__THE EXERCISE__.
Check each line of the material below, and copy it if it holds the string "this".

__RECORDED INFORMATION__.
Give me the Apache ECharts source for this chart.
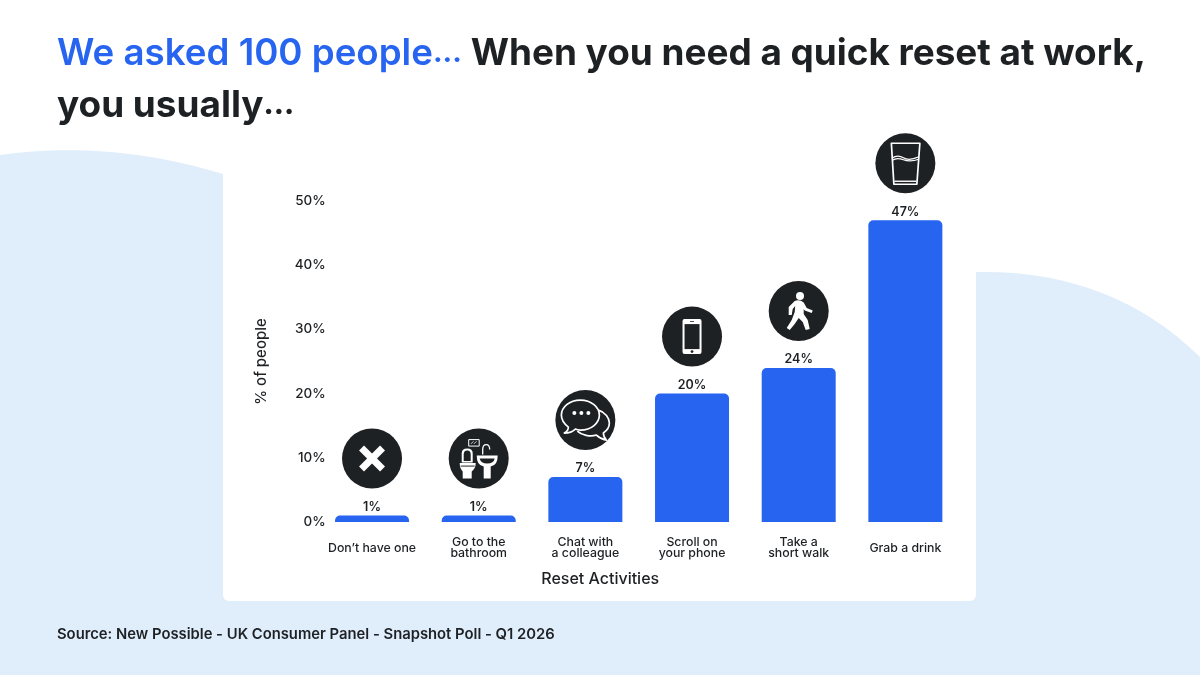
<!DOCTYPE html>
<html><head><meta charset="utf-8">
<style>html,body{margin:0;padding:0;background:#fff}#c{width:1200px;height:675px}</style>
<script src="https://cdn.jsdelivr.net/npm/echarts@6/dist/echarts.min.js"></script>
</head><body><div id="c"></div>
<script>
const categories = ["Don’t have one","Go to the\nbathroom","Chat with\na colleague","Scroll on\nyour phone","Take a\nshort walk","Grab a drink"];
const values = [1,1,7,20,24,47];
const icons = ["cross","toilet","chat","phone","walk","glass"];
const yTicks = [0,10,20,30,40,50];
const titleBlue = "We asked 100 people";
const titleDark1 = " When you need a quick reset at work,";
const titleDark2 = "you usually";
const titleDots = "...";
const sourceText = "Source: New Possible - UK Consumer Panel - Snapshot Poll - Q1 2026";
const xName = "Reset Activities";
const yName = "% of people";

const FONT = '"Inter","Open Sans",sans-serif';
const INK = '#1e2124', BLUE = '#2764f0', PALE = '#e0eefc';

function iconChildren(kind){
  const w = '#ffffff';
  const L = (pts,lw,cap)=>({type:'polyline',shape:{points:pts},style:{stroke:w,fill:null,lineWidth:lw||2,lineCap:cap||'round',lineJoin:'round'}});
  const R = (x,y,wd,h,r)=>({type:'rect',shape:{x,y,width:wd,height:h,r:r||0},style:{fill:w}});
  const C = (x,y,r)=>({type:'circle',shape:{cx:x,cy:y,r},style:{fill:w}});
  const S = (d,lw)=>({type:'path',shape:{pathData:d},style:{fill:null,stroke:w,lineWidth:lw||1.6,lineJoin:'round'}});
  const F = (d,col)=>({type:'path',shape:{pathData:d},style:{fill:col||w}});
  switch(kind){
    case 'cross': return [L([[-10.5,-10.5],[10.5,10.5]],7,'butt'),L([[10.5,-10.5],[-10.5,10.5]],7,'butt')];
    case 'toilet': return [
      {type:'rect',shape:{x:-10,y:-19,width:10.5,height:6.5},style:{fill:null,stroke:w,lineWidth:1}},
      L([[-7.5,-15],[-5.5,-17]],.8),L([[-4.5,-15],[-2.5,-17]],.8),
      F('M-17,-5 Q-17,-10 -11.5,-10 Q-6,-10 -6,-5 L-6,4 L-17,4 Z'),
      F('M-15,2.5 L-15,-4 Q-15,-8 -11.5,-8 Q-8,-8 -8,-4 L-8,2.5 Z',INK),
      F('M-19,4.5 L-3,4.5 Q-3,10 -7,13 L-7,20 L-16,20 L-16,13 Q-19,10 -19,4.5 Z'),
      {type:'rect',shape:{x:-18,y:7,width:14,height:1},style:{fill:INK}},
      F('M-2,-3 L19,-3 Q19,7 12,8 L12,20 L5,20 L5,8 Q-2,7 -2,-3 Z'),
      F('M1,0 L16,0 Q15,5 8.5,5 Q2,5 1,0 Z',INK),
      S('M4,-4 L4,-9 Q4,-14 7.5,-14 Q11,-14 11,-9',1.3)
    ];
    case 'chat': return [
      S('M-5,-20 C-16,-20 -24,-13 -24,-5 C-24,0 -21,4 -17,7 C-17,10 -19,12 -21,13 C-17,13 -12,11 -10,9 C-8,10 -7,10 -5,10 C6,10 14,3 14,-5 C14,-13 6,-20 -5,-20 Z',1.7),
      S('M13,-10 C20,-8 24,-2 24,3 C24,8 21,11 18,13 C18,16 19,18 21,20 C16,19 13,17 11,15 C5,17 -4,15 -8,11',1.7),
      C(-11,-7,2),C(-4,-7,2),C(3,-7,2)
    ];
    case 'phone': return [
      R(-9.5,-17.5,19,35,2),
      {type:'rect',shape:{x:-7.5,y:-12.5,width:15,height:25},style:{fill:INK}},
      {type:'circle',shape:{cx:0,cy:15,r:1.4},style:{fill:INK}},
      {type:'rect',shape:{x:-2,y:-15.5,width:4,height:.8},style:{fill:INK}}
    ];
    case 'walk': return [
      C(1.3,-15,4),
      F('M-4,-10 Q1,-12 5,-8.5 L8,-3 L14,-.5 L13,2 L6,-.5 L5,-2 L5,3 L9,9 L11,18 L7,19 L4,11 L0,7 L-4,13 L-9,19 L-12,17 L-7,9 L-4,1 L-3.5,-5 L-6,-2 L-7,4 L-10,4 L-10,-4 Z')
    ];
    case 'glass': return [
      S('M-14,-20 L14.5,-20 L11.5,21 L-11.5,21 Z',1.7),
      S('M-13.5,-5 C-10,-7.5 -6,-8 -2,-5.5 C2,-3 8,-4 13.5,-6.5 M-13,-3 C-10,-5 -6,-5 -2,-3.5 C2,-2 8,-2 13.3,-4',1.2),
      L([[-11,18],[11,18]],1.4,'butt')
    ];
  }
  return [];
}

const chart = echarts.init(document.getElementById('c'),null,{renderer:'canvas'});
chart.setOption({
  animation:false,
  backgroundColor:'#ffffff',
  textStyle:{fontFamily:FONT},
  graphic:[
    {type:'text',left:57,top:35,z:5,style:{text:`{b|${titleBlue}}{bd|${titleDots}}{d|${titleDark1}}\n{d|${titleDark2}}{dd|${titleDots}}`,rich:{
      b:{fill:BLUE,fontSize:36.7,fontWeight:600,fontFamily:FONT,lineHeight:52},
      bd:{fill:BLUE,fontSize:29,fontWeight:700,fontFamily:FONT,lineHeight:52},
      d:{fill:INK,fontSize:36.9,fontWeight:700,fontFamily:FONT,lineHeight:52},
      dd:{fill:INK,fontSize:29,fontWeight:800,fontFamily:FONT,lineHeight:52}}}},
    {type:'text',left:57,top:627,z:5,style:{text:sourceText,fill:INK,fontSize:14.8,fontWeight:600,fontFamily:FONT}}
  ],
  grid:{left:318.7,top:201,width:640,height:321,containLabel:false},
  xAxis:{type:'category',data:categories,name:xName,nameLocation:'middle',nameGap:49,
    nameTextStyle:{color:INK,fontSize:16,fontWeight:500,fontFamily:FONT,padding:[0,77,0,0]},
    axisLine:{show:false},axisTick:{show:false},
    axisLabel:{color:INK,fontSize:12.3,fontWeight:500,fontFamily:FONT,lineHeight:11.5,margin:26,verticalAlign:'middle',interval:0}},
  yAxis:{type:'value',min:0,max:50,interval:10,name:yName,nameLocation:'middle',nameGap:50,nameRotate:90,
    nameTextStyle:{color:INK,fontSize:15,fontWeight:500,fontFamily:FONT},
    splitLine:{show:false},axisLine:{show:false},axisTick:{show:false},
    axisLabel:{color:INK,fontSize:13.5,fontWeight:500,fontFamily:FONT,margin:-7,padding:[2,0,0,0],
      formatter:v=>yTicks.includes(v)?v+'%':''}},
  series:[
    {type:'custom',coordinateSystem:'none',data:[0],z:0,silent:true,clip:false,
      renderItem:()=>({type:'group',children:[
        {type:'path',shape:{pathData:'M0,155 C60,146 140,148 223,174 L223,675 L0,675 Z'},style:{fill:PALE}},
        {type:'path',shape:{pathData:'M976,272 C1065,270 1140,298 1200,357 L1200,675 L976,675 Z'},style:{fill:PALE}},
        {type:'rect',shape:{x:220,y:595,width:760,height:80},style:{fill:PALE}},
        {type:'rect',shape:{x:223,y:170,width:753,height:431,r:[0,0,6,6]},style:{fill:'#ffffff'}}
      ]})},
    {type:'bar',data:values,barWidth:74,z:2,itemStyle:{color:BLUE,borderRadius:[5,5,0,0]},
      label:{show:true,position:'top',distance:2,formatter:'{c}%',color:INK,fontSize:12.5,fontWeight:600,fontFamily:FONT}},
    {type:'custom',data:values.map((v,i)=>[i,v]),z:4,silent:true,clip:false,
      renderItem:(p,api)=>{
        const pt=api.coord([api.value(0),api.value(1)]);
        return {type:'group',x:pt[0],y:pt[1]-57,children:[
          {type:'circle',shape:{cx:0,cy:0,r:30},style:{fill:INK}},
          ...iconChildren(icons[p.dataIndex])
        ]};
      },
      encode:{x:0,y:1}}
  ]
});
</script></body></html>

---

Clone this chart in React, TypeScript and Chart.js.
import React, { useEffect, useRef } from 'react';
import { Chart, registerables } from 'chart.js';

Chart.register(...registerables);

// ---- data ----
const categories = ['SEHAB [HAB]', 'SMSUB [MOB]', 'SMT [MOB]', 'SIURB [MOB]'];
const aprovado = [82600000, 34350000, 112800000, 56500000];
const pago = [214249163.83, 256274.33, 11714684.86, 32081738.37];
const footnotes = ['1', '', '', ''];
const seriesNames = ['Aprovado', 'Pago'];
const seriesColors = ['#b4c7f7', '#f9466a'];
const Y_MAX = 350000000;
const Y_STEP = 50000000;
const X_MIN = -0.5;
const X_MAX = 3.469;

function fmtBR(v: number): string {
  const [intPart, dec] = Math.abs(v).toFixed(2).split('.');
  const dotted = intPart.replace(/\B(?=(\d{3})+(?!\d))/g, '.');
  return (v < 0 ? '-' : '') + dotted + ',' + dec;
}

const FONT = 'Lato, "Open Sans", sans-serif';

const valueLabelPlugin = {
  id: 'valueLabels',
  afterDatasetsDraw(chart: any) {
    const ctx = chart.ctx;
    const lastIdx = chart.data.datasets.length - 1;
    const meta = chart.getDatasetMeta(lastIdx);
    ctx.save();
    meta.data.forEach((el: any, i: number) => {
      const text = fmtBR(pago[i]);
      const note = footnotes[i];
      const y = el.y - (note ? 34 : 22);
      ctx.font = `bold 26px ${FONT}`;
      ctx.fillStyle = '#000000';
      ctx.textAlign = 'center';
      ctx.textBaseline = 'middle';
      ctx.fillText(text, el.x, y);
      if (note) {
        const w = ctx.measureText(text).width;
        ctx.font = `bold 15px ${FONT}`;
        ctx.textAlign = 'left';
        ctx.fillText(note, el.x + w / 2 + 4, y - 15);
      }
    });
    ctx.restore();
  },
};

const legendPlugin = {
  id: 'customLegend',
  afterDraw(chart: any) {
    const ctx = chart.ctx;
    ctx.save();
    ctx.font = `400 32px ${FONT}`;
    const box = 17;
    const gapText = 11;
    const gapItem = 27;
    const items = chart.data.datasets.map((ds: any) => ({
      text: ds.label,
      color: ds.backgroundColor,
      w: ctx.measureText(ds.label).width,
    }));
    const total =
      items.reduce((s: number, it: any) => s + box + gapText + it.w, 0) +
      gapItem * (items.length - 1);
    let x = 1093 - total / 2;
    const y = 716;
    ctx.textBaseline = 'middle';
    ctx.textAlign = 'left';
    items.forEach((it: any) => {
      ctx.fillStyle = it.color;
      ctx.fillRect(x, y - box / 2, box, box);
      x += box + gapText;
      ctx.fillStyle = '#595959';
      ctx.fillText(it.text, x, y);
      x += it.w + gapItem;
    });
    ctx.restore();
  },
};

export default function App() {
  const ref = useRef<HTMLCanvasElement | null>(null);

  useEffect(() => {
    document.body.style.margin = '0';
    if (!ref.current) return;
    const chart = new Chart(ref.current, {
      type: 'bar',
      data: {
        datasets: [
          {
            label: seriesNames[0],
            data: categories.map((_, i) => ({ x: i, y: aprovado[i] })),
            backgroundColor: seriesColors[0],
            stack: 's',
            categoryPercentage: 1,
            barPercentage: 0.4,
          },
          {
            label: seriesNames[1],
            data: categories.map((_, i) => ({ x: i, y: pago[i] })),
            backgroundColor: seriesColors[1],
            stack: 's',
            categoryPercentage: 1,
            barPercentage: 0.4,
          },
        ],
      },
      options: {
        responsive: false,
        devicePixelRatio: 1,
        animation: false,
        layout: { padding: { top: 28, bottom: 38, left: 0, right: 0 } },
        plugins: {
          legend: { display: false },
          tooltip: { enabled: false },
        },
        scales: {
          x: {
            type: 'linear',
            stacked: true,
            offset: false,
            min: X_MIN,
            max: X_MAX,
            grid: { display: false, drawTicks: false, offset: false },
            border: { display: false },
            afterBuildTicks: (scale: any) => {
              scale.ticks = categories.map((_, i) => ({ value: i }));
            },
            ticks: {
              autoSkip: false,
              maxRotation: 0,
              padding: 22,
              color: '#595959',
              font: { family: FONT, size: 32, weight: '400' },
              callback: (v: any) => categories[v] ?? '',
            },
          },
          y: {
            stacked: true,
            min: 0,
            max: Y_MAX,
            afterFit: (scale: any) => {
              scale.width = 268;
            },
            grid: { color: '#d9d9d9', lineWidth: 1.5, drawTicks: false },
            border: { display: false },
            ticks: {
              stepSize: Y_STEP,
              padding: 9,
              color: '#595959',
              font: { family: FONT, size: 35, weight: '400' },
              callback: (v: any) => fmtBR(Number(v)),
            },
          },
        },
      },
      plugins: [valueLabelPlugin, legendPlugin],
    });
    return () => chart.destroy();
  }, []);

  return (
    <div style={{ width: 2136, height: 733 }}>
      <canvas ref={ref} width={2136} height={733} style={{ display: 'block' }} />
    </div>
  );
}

__FINISHED ANSWER__.
Give me the Apache ECharts source for this chart.
Clone this chart in React, TypeScript and Chart.js.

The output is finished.